Investigating the Murder
Doctors who examined Owen said he likely suffered his wounds six to seven hours before the police arrived. Investigators back at the hotel were unable to find any murder weapon, and also couldn’t find any of his small handful of belongings. Authorities in LA looked into the name “Roland T. Owen” but could not find any evidence of such a person.
The man who gave his name as “Owen” was now “John Doe,” as far as the police were concerned, and he was scheduled to be buried in a potter’s field. However, just before the funeral service was set to take place, a mysterious benefactor called the funeral home and wired the money for a proper burial. A set of flowers was sent for the service with a cryptic message: “Love for ever – Louise.” The police could never determine the identities of either the benefactor who paid for the funeral or “Louise.”
In the days following the death, many families reached out to the police in KC to ask if the John Doe there could be their missing loved one. One such family ended up being right: a woman who read about the case in 1936 noticed that “Owen” bore a striking resemblance to her friend Ruby’s missing son, Artemus Ogletree.
Artemus Ogletree
Ruby identified her son due to the distinctive scar on his scalp. She told investigators that he went missing from his home in Birmingham, Alabama, in 1934. What’s more, she noted that her son was only 17 years old when he disappeared. She had even received letters from her son throughout the summer of 1935, after his death. Notably, these letters were typed, not handwritten, so she was unable to determine that Artemus didn’t send them.
So, what happened to the teenager on those dark winter days in Kansas City?

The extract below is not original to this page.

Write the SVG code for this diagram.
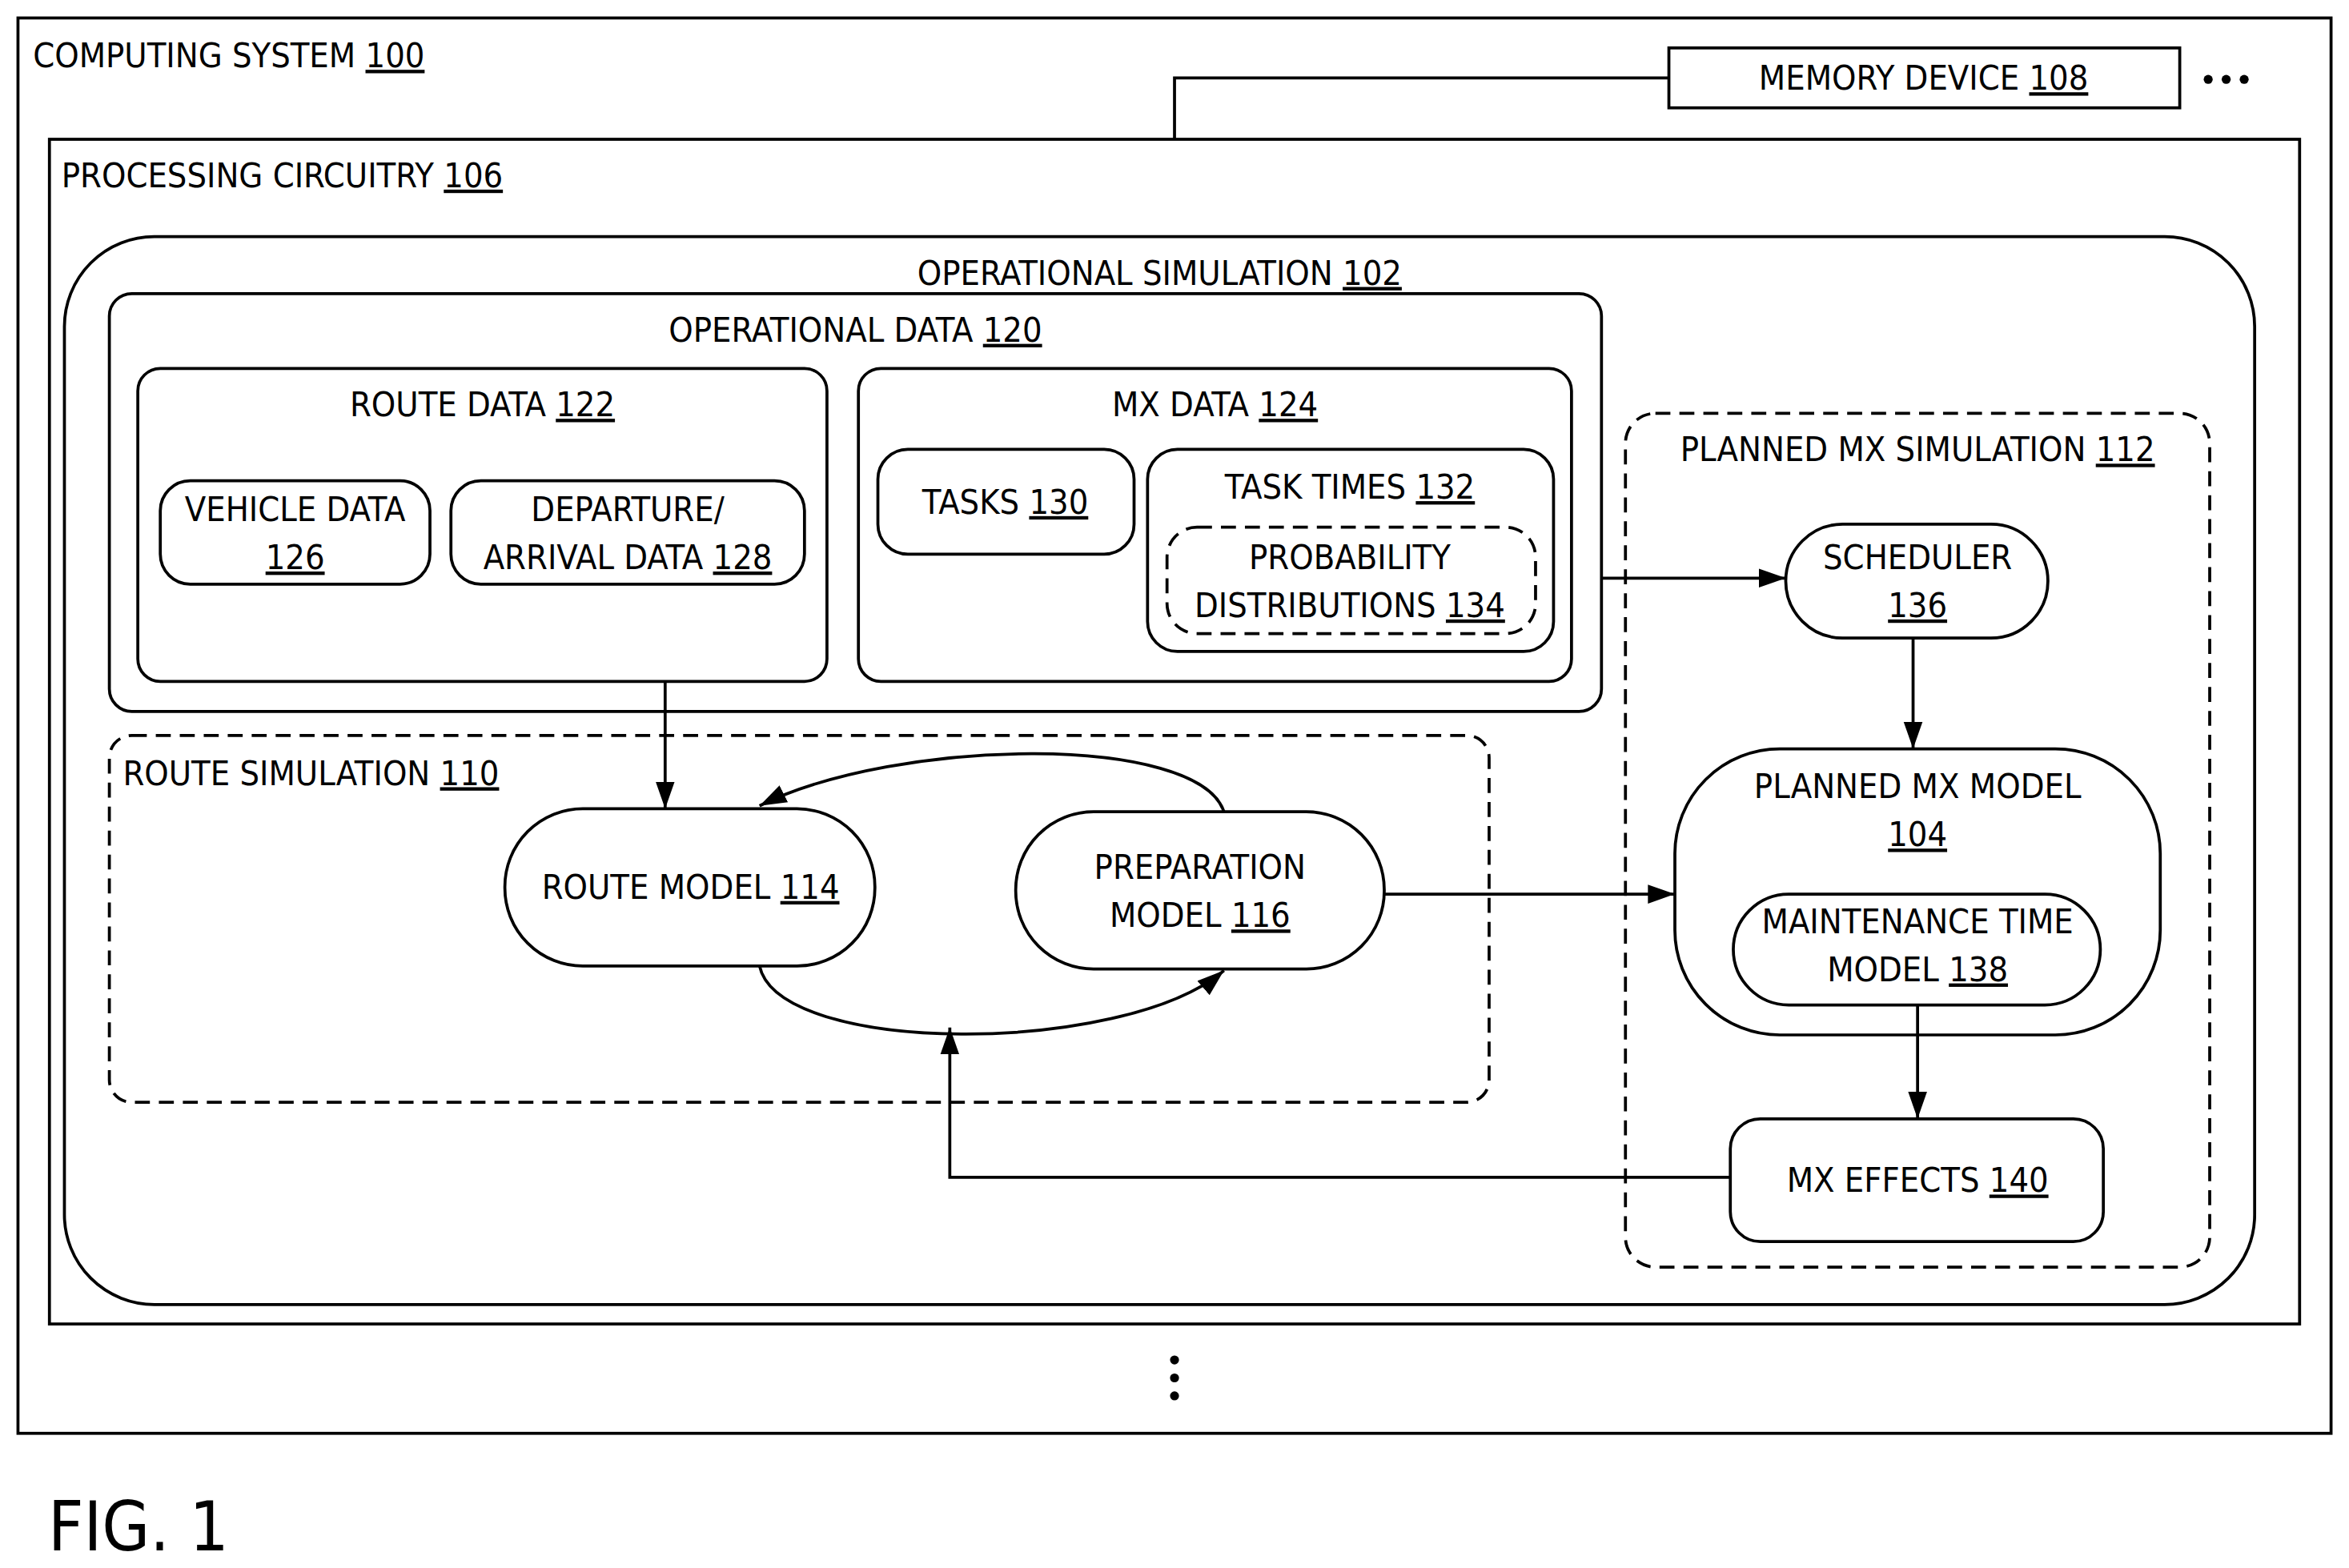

Some sleuths have theorized that the man he identified as “Don” might have simply acted alone and killed him over a personal dispute. Ogletree was described as behaving in a way that was obedient and submissive, bordering on downright bizarre, and the two might have had a deeper relationship.

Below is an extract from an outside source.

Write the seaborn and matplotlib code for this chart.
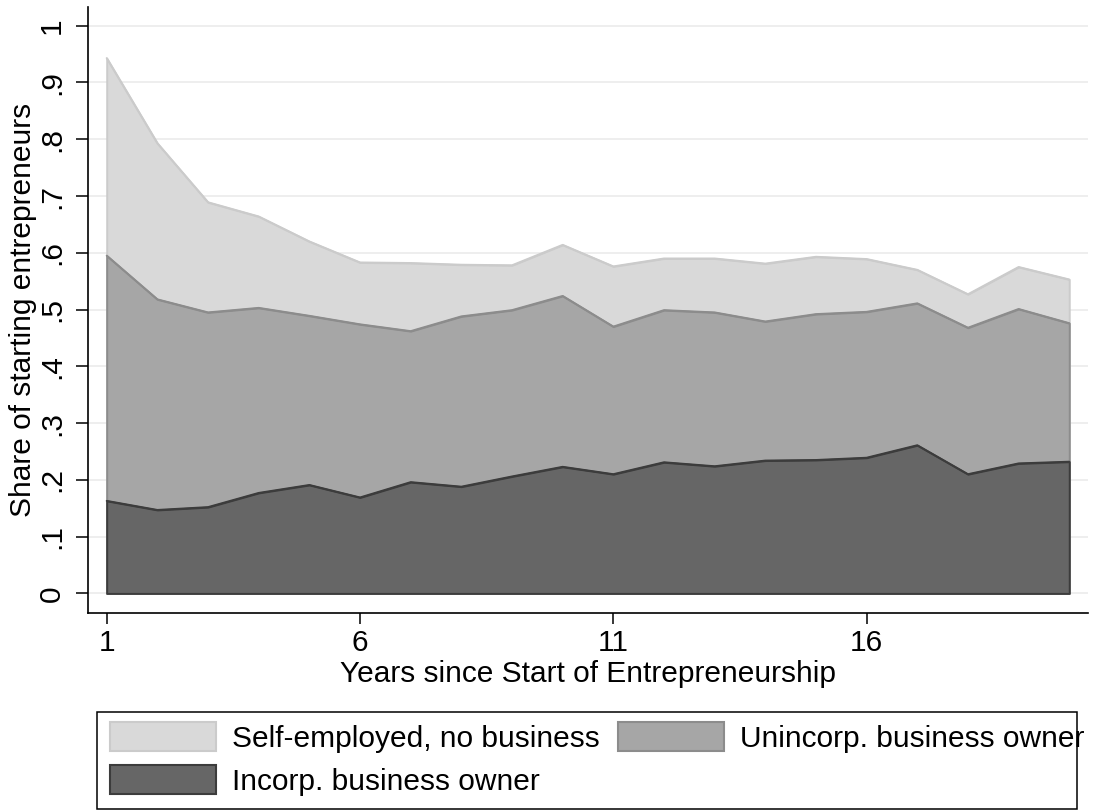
import matplotlib
matplotlib.use("Agg")
import matplotlib.pyplot as plt
from matplotlib.patches import Patch, Rectangle
import seaborn as sns
import pandas as pd

# Years since start of entrepreneurship
years = list(range(1, 21))

# Share of starting entrepreneurs in each state (stacked from the bottom)
incorp = [0.163, 0.147, 0.152, 0.177, 0.191, 0.169, 0.196, 0.188, 0.206, 0.223,
          0.210, 0.231, 0.224, 0.234, 0.235, 0.239, 0.261, 0.210, 0.229, 0.232]
unincorp = [0.432, 0.371, 0.343, 0.326, 0.298, 0.305, 0.266, 0.300, 0.293, 0.301,
            0.260, 0.268, 0.271, 0.245, 0.257, 0.257, 0.250, 0.258, 0.272, 0.244]
self_emp = [0.348, 0.275, 0.194, 0.161, 0.131, 0.109, 0.120, 0.091, 0.079, 0.090,
            0.106, 0.091, 0.095, 0.102, 0.101, 0.093, 0.059, 0.059, 0.074, 0.077]

labels = ["Self-employed, no business", "Unincorp. business owner", "Incorp. business owner"]
fills = ["#d9d9d9", "#a6a6a6", "#666666"]
edges = ["#cbcbcb", "#8c8c8c", "#3c3c3c"]

x_ticks = [1, 6, 11, 16]
y_ticks = [0, 0.1, 0.2, 0.3, 0.4, 0.5, 0.6, 0.7, 0.8, 0.9, 1.0]
y_tick_labels = ["0", ".1", ".2", ".3", ".4", ".5", ".6", ".7", ".8", ".9", "1"]

df = pd.DataFrame({"year": years, "incorp": incorp, "unincorp": unincorp, "self": self_emp})
df["lvl_incorp"] = df["incorp"]
df["lvl_unincorp"] = df["incorp"] + df["unincorp"]
df["lvl_self"] = df["lvl_unincorp"] + df["self"]

sns.set_theme(style="white", rc={"text.color": "black", "axes.labelcolor": "black",
                                 "xtick.color": "black", "ytick.color": "black"})
plt.rcParams["font.family"] = ["Liberation Sans", "DejaVu Sans"]
FS = 21.5

fig = plt.figure(figsize=(10.95, 8.11), dpi=100)
ax = fig.add_axes([87.7 / 1095, 1 - 612.7 / 811, (1088 - 87.7) / 1095, (612.7 - 7) / 811])

ax.set_xlim(0.625, 20.37)
ax.set_ylim(-0.034, 1.033)

for yt in y_ticks:
    ax.axhline(yt, color="#ebebeb", lw=1.2, zorder=0)

# Areas drawn from the baseline, largest first
levels = ["lvl_self", "lvl_unincorp", "lvl_incorp"]
for i, col in enumerate(levels):
    ax.fill_between(df["year"], 0, df[col], facecolor=fills[i], edgecolor=edges[i],
                    linewidth=1.4, zorder=2 + i)
    sns.lineplot(data=df, x="year", y=col, ax=ax, color=edges[i], lw=1.4,
                 zorder=2.5 + i, legend=False)

ax.set_xticks(x_ticks)
ax.set_xticklabels([str(t) for t in x_ticks], fontsize=FS, color="black")
ax.set_yticks(y_ticks)
ax.set_yticklabels(y_tick_labels, fontsize=FS, rotation=90, va="center", color="black")

ax.tick_params(axis="x", direction="out", length=8, width=1.1, color="black", pad=4, bottom=True)
ax.tick_params(axis="y", direction="out", length=8.6, width=1.1, color="black", pad=7, left=True)

for s in ["top", "right"]:
    ax.spines[s].set_visible(False)
for s in ["left", "bottom"]:
    ax.spines[s].set_color("black")
    ax.spines[s].set_linewidth(1.2)

ax.set_xlabel("Years since Start of Entrepreneurship", fontsize=FS, labelpad=2, color="black")
ax.set_ylabel("Share of starting entrepreneurs", fontsize=FS, color="black")
ax.yaxis.set_label_coords(-0.0507, 0.5)

order = [0, 2, 1]
handles = [Patch(facecolor=fills[i], edgecolor=edges[i], linewidth=1.5) for i in order]
fs_px = FS * 100 / 72
leg = fig.legend(handles, [labels[i] for i in order], loc="upper left",
                 bbox_to_anchor=(110 / 1095, 1 - 722 / 811), ncol=2, frameon=False,
                 borderpad=0, borderaxespad=0, fontsize=FS,
                 handlelength=106 / fs_px, handleheight=33 / fs_px,
                 handletextpad=16 / fs_px, columnspacing=18 / fs_px, labelspacing=0.42)
for t in leg.get_texts():
    t.set_color("black")
fig.patches.append(Rectangle((97 / 1095, 2 / 811), (1077 - 97) / 1095, (809 - 711.7) / 811,
                             transform=fig.transFigure, fill=False, edgecolor="black", lw=1.1))

fig.savefig("out.png", dpi=100)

Others have posited that Ogletree might have been involved in organized crime. These theories point out that “Don” might not be a name but, instead, a title. Mafia bosses are often called “Dons” by their subordinates.
Whatever the case, Artemus Ogletree’s unsettling final days remain a mystery. The identity of his killer might never be known, and his murder remains unsolved nearly a century after the fact.